Even so, the historical plot points too often take center stage, and it takes a writer with more subtlety than Morgan to make them seem fresh. I’ve seen just two episodes of Season 2, but suspect I could predict with roughly 85-percent accuracy what will happen in the plots involving Soho vice and the racist response to African and Caribbean immigrants arriving in working-class London neighborhoods.
(The Brits seem to be running out of mid-century historical themes, perhaps because they make so many period shows. The recent Upstairs Downstairs remake also dallied among Oswald Mosley’s fascist thugs, and it’s surely just a matter of time before one of the residents of Downton Abbey dons a brown shirt. Meanwhile, BBC America’s underappreciated Whitechapel took on Soho prostitution and porn.)
The characters do play beautifully together, though, and the simmering sexuality that Brits do so well is ridiculously hot—pretty much every character fancies someone they shouldn’t or has had a torrid affair at some point in the recent past. The Hour does a wonderful job of showing that even before HR departments started conducting training courses about sexual harassment, everyone knew that interoffice romances were a bad idea.
And with the addition of Peter Capaldi, there’s now no doubt that the backstage drama is infinitely more interesting than anything else in the show. Anyone who thought Capaldi was defined by Malcolm Tucker’s shouting in The Thick of It will be surprised by his quiet, reflective portrayal of Randall Brown. Whereas Tucker motivated his political shock troops by bullying and foul-mouthed intimidation, Brown uses artfully deployed silences to get the best from the news staff.

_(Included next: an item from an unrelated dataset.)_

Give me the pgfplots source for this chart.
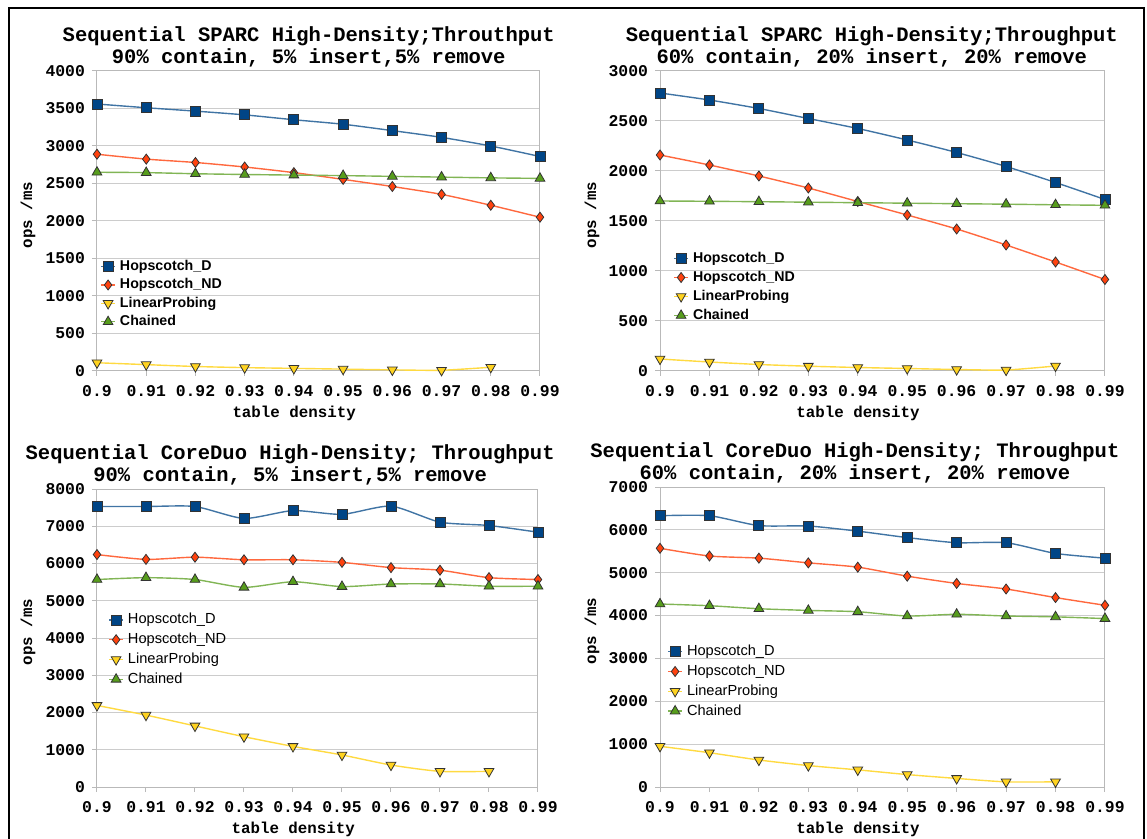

As it happens, the BBC is going through its own serious travails at the moment. Budget cuts have sapped employee morale, the Jimmy Savile story was broken on a rival network, a factual error on a news show led to the director-general’s resignation—and these tribulations all echo story lines from The Hour. Television production itself has all the ingredients for fascinating stories, and The Hour needn’t rely on world-political events to provide drama. If only the show’s producers had more faith in their characters—and in the idea that viewers will be entertained and challenged by watching them struggle to do a good job of holding people out there in the “real world” accountable for their actions.